コンサルタントコラム

車の自動化で、安全運転講習はお払い箱?

[このコラムを書いたコンサルタント]

専門領域
交通安全
役職名
リスクマネジメント第二部 交通リスク第二グループ 特別職
執筆者名
菅野 光久 Mitsuhisa Kanno

2018.6.28

「車が自動運転になると、もう、あなたの仕事は無いわね。」妻に言われた。更に続けて「出張での、時々のお土産、もう無いのね。」昨年は、100回以上出張し、全国各地で安全運転講習を実施した。「無事故運転をめざして」と題し、映像やデータを示し、質問しながら、参加者に考えてもらい、納得し、ついには感動して、自らの行動に移してもらう。そして安全運転のお手本になって頂く。
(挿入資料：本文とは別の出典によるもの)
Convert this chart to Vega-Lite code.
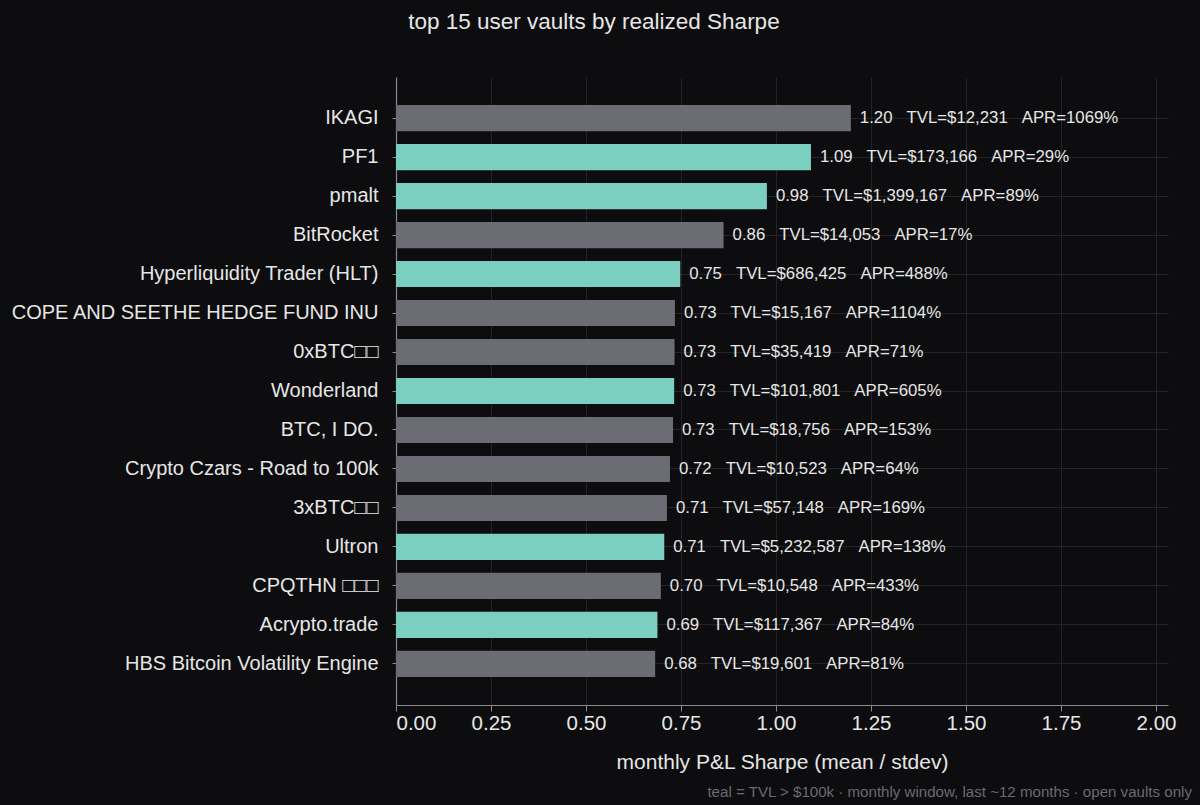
{
  "$schema": "https://vega.github.io/schema/vega-lite/v6.json",
  "background": "#0d0d0f",
  "padding": {"left": 10, "top": 10, "right": 30, "bottom": 8},
  "title": {
    "text": "top 15 user vaults by realized Sharpe",
    "color": "#e6e6e6",
    "fontSize": 22.5,
    "font": "Liberation Sans",
    "fontWeight": "normal",
    "anchor": "start",
    "dx": 398,
    "offset": 44
  },
  "config": {
    "view": {"stroke": null},
    "font": "Liberation Sans",
    "axis": {
      "domainColor": "#8a8a8e",
      "tickColor": "#8a8a8e",
      "gridColor": "#2a2a2e",
      "gridWidth": 0.8,
      "labelColor": "#e6e6e6",
      "titleColor": "#e6e6e6",
      "labelFont": "Liberation Sans",
      "titleFont": "Liberation Sans",
      "titleFontWeight": "normal"
    }
  },
  "data": {
    "values": [
      {"vault": "IKAGI", "sharpe": 1.197, "tvl": 12231, "apr": 1069, "teal": false},
      {"vault": "PF1", "sharpe": 1.092, "tvl": 173166, "apr": 29, "teal": true},
      {"vault": "pmalt", "sharpe": 0.976, "tvl": 1399167, "apr": 89, "teal": true},
      {"vault": "BitRocket", "sharpe": 0.862, "tvl": 14053, "apr": 17, "teal": false},
      {"vault": "Hyperliquidity Trader (HLT)", "sharpe": 0.748, "tvl": 686425, "apr": 488, "teal": true},
      {"vault": "COPE AND SEETHE HEDGE FUND INU", "sharpe": 0.734, "tvl": 15167, "apr": 1104, "teal": false},
      {"vault": "0xBTC□□", "sharpe": 0.733, "tvl": 35419, "apr": 71, "teal": false},
      {"vault": "Wonderland", "sharpe": 0.732, "tvl": 101801, "apr": 605, "teal": true},
      {"vault": "BTC, I DO.", "sharpe": 0.729, "tvl": 18756, "apr": 153, "teal": false},
      {"vault": "Crypto Czars - Road to 100k ", "sharpe": 0.721, "tvl": 10523, "apr": 64, "teal": false},
      {"vault": "3xBTC□□", "sharpe": 0.713, "tvl": 57148, "apr": 169, "teal": false},
      {"vault": "Ultron", "sharpe": 0.706, "tvl": 5232587, "apr": 138, "teal": true},
      {"vault": "CPQTHN □□□", "sharpe": 0.697, "tvl": 10548, "apr": 433, "teal": false},
      {"vault": "Acrypto.trade", "sharpe": 0.688, "tvl": 117367, "apr": 84, "teal": true},
      {"vault": "HBS Bitcoin Volatility Engine", "sharpe": 0.682, "tvl": 19601, "apr": 81, "teal": false}
    ]
  },
  "vconcat": [
    {
      "width": 772,
      "height": 628,
      "title": {
        "text": "teal = TVL > $100k · monthly window, last ~12 months · open vaults only",
        "orient": "bottom",
        "anchor": "end",
        "color": "#6a6a6e",
        "fontSize": 15.1,
        "fontWeight": "normal",
        "font": "Liberation Sans",
        "dx": 16,
        "offset": 12
      },
      "transform": [
        {"calculate": "format(datum.sharpe, '.2f') + '\u00a0\u00a0\u00a0TVL=$' + format(datum.tvl, ',') + '\u00a0\u00a0\u00a0APR=' + datum.apr + '%'", "as": "label"}
      ],
      "encoding": {
        "y": {
          "field": "vault",
          "type": "nominal",
          "sort": null,
          "title": null,
          "scale": {"paddingInner": 0.33, "paddingOuter": 0.72},
          "axis": {
            "labelFontSize": 20,
            "labelPadding": 14,
            "labelLimit": 500,
            "tickSize": 4,
            "grid": true,
            "domainWidth": 1.2
          }
        },
        "x": {
          "field": "sharpe",
          "type": "quantitative",
          "title": "monthly P&L Sharpe (mean / stdev)",
          "scale": {"domain": [0, 2.0316], "nice": false},
          "axis": {
            "values": [0, 0.25, 0.5, 0.75, 1, 1.25, 1.5, 1.75, 2],
            "format": ".2f",
            "labelFontSize": 20.5,
            "titleFontSize": 21,
            "labelPadding": 2,
            "titlePadding": 18,
            "tickSize": 6,
            "grid": true,
            "domainWidth": 1.2
          }
        }
      },
      "layer": [
        {
          "mark": {"type": "bar"},
          "encoding": {
            "color": {
              "field": "teal",
              "type": "nominal",
              "scale": {"domain": [true, false], "range": ["#7acfc0", "#6c6c74"]},
              "legend": null
            }
          }
        },
        {
          "mark": {"type": "text", "align": "left", "baseline": "middle", "dx": 9, "fontSize": 16.8, "color": "#e6e6e6"},
          "encoding": {
            "text": {"field": "label", "type": "nominal"}
          }
        }
      ]
    }
  ]
}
“今だけ、此処だけ、貴方だけ”の講習内容に務め、手作り感いっぱいで参加者をその気にさせる。「ホントにそうなの?一人いい気になって話して、時間オーバーしたり、居眠りしている人がいたりして。肉まんなら好きだけど、不満のお土産はいらないわ。自動運転になる前にお払い箱ね。しっかりしてよ。」

政府が6月にまとめる成長戦略の原案では、緊急時だけ運転手が操作するレベル3の自動運転車を、2020年までに市販し、2030年までに国内新車販売の3割以上に普及させるとある(2018.5.30日経)。また、米国のコンサルティング会社によると、すべての運転を自動化し人は関与しないレベル5及びこれを高速道路等の一定の条件下としたレベル4の世界での新車販売は、2035年には23%になるという。現状では、ハンドル操作とアクセル・ブレーキ操作のいずれかを自動制御するレベル1及び両方を自動制御するレベル2が市販され、2016年では国内新車販売の自動制御装着率は、車線の中央付近を走行するようハンドル操作するレーンキープアシストで約13%、衝突を予測しブレーキ操作する衝突被害軽減ブレーキで約66%である。

自動制御を装着した車の所有者を対象とした国民生活センターのアンケート結果(2018.1.18公表)によると、4人に1人が急加速、急減速など想定外の動作を経験したとあり、作動条件の理解不十分や、機能の過信が事故につながるとして注意を呼び掛けている。2030年頃までをイメージすると、運転手が常にすべての操作を行うレベル0、一部自動化されたレベル1・2、一定の条件下ですべて自動化されたレベル3、そして歩行者、自転車、バイクも同じ道路上に存在する。この状況で何が起こるのか。レベル0同士や歩行者等との間で成立したであろう、手ぶり・目配せでの譲り合いが、他のレベルとでは通じ難い。レベル1・2では、リスクホメオスタシスが気になる。我々は、リスク水準を一定に保つように行動を調整する傾向がある。せっかく新しい技術で低減させたリスクを、別の行動で元の水準に戻してしまう。自動制御の装着で、以前よりスピードを出す、ブレーキを踏むタイミングが遅くなる、或いは脇見の多発が起こり得る。リスク水準は元のままである。

新技術の車と、従来の車が混在している。国交省は、運送事業者に対しては、安全性を向上する装置を備える車の適切な運転方法について指導するように規則改正した。車の進歩に合わせ、講習も進化させる。新たな課題を明らかにし、そこを補い安全運転に繋げる。一方で、ルールを守る、譲り合い・思いやり、変わらずに大切なことを説き続ける。いずれ高度道路交通システムが整い、すべての車がレベル5になれば、たぶん、お払い箱だな。その前に講習も人工知能が取って代わるかもしれない。とりあえず定年までは仕事ありそうだ。今日のお土産は、そうだ!「夏のボーナス」ありがとう。